A separate storm system set to enter the Northwest by midweek is likely to have sufficient moisture
transport and lead to another round of heavy snow across the Cascades and far northern Rockies
beginning as early as Tuesday night throughout western Washington. PWSSI is already depicting 40%+
chances for moderate impacts over the high terrain as a colder airmass in place may support more
widespread snowfall into the lowlands as well. Snow could reach to sea level depending on the
eventual track of the surface low, so residents within/near urban regions should keep an eye on the
forecast heading into next week. Probabilities for at least 8 inches of snow continue to be modest
over parts of northern Idaho and far western Montana as Pacific moisture pushes inland. The arctic
airmass sinking southward from Canada will enter into the far northern Great Basin and northern
Montana on Thursday, with even colder air expected by Friday. Low temperatures are anticipated to
dip to around 15 to 20 degrees below average and settle into the single digits/subzero readings for
most places overnight. Fresh snow cover could allow for even colder minimum temperatures.

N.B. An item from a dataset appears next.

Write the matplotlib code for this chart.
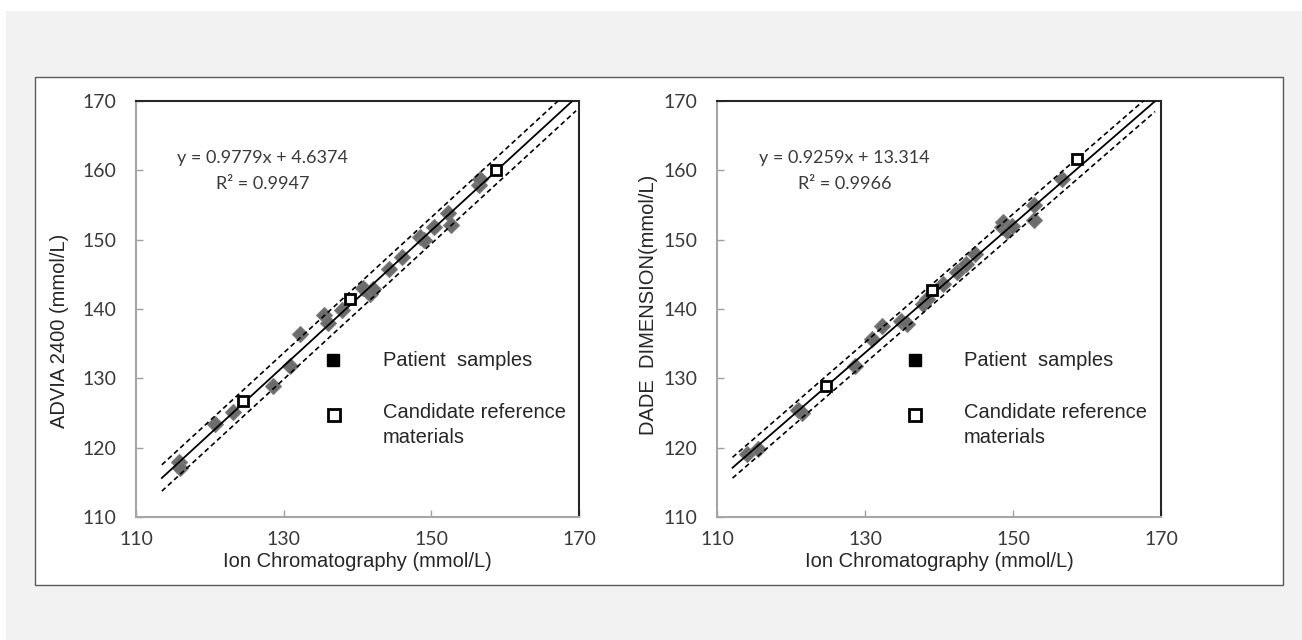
import numpy as np
import matplotlib
matplotlib.use("Agg")
import matplotlib.pyplot as plt
from matplotlib.patches import Rectangle

# ---- data ----
# ADVIA 2400 vs Ion Chromatography
advia_ic = [115.8, 116.0, 120.7, 123.2, 128.6, 130.9, 132.2, 135.4, 136.0, 137.9,
            140.8, 141.7, 142.1, 144.2, 146.0, 148.5, 149.0, 150.3, 152.3, 152.7,
            156.4, 156.6]
advia_val = [118.0, 117.0, 123.4, 125.1, 128.9, 131.8, 136.4, 139.2, 138.0, 139.8,
             143.1, 142.2, 142.9, 145.8, 147.5, 150.4, 150.0, 151.8, 153.8, 152.1,
             157.9, 158.8]
advia_ref_ic = [124.5, 139.0, 158.8]
advia_ref_val = [126.8, 141.5, 160.0]
advia_fit = (0.9779, 4.6374)
advia_r2 = 0.9947

# DADE DIMENSION vs Ion Chromatography
dade_ic = [114.1, 115.5, 121.0, 121.5, 128.7, 131.0, 132.3, 134.8, 135.7, 137.9,
           138.4, 140.6, 142.4, 143.6, 144.9, 148.5, 148.7, 149.2, 149.9, 152.8,
           152.8, 156.6]
dade_val = [119.1, 119.8, 125.5, 125.0, 131.8, 135.7, 137.6, 138.3, 137.8, 140.7,
            141.4, 143.6, 145.3, 146.5, 147.9, 151.8, 152.5, 151.3, 152.0, 155.0,
            152.8, 158.8]
dade_ref_ic = [124.7, 139.1, 158.6]
dade_ref_val = [128.9, 142.7, 161.7]
dade_fit = (0.9259, 13.314)
dade_r2 = 0.9966

xticks = [110, 130, 150, 170]
yticks = [110, 120, 130, 140, 150, 160, 170]

NUM_FONT = "Lato"
TXT_FONT = "Liberation Sans"


def draw_panel(ax, xs, ys, rxs, rys, fit, r2, x_range, band, ylabel):
    slope, icpt = fit
    ax.plot(xs, ys, linestyle="none", marker="D", markersize=8.3,
            color="#6c6c6c", markeredgecolor="#7d7d7d", markeredgewidth=0.8, zorder=2)

    lx = np.array(x_range)
    ly = slope * lx + icpt
    ax.plot(lx, ly, color="black", lw=1.3, zorder=3)
    ax.plot(lx, ly + band, color="black", lw=1.2, ls=(0, (3, 2)), zorder=3)
    ax.plot(lx, ly - band, color="black", lw=1.2, ls=(0, (3, 2)), zorder=3)

    ax.plot(rxs, rys, linestyle="none", marker="s", markersize=6.8,
            markerfacecolor="white", markeredgecolor="black", markeredgewidth=2, zorder=4)

    ax.set_xlim(110, 170)
    ax.set_ylim(110, 170)
    ax.set_xticks(xticks)
    ax.set_yticks(yticks)
    ax.tick_params(direction="in", length=5, width=1, color="#a0a0a0",
                   labelsize=14, labelcolor="#3a3a3a")
    ax.tick_params(axis="x", pad=10)
    ax.tick_params(axis="y", pad=14)
    for lab in ax.get_xticklabels() + ax.get_yticklabels():
        lab.set_fontfamily(NUM_FONT)

    for side in ("left", "bottom"):
        ax.spines[side].set_color("#a6a6a6")
        ax.spines[side].set_linewidth(1.5)
    for side in ("top", "right"):
        ax.spines[side].set_color("#262626")
        ax.spines[side].set_linewidth(1.5)

    ax.set_xlabel("Ion Chromatography (mmol/L)", fontsize=14.5, family=TXT_FONT,
                  color="#262626")
    ax.xaxis.label.set_va("center")
    ax.xaxis.set_label_coords(0.5, -0.108)
    ax.set_ylabel(ylabel, fontsize=14.5, family=TXT_FONT, color="#262626")
    ax.yaxis.label.set_va("center")

    ax.text(127.2, 161.8, f"y = {slope}x + {icpt}", ha="center", va="center",
            fontsize=13, family=NUM_FONT, color="#3a3a3a")
    ax.text(127.2, 158.1, f"R\u00b2 = {r2}", ha="center", va="center",
            fontsize=13, family=NUM_FONT, color="#3a3a3a")

    # hand-made legend
    ax.plot([136.7], [132.7], marker="s", markersize=8, color="black", linestyle="none")
    ax.plot([136.8], [124.75], marker="s", markersize=8.5, markerfacecolor="white",
            markeredgecolor="black", markeredgewidth=2, linestyle="none")
    ax.text(143.4, 132.5, "Patient  samples", ha="left", va="center",
            fontsize=14.5, family=TXT_FONT, color="#262626")
    ax.text(143.4, 125.1, "Candidate reference", ha="left", va="center",
            fontsize=14.5, family=TXT_FONT, color="#262626")
    ax.text(143.4, 121.5, "materials", ha="left", va="center",
            fontsize=14.5, family=TXT_FONT, color="#262626")


fig = plt.figure(figsize=(13.02, 6.4), dpi=100)
fig.patch.set_facecolor("white")

W, H = 1302.0, 640.0
fig.patches.append(Rectangle((6 / W, 0), 1 - 6 / W, 1 - 11 / H, transform=fig.transFigure,
                             facecolor="#f2f2f2", edgecolor="none", zorder=0))
fig.patches.append(Rectangle((35 / W, 1 - 585 / H), (1283 - 35) / W, (585 - 77) / H,
                             transform=fig.transFigure, facecolor="white",
                             edgecolor="#595959", lw=1.0, zorder=1))

ax1 = fig.add_axes([136 / W, 1 - 517 / H, 443 / W, 416 / H])
ax2 = fig.add_axes([717 / W, 1 - 517 / H, 444 / W, 416 / H])
for a in (ax1, ax2):
    a.set_facecolor("none")
    a.set_zorder(2)

draw_panel(ax1, advia_ic, advia_val, advia_ref_ic, advia_ref_val, advia_fit, advia_r2,
           [113.5, 169.6], 1.9, "ADVIA 2400 (mmol/L)")
ax1.yaxis.set_label_coords(-0.1716, 0.447)

draw_panel(ax2, dade_ic, dade_val, dade_ref_ic, dade_ref_val, dade_fit, dade_r2,
           [112.1, 169.2], 1.5, "DADE  DIMENSION(mmol/L)")
ax2.yaxis.set_label_coords(-0.155, 0.51)

fig.savefig("out.png", dpi=100)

Looking towards the end of the forecast period (Friday, December 2), guidance continues to
highlight returning moisture into the Tennessee Valley and the potential for heavy rainfall as a
frontal boundary approaches from the West. There remains notable spread that inhibits enough
confidence to hoist a heavy rain hazard at this time, but should forecast guidance remain
consistent there will likely be one added in the near future.


Overall, upper-level ridging is expected to build into western Alaska while troughing extends from
northwest Canada to the Alaskan Panhandle through the start of December. As a result, an area of
low pressure is expected to slide off the coast of the southern Panhandle on Tuesday along with
building strong high pressure (and temperatures around 20 degrees below average) over Interior
Alaska and the Yukon. Trends have continued to suppress the aforementioned low pressure to the
south and limit or completely eliminate and hazardous precipitation over the Panhandle. Regardless,
strong northerly gap winds are possible on Tuesday and Wednesday behind the system over the
northern and central Panhandle due to the strong and cold high pressure system over the Interior.
The strong winds will also accompany temperatures around 20 to 25 degrees below average over the
Panhandle between Tuesday and Thursday, leading to wind chills well below zero.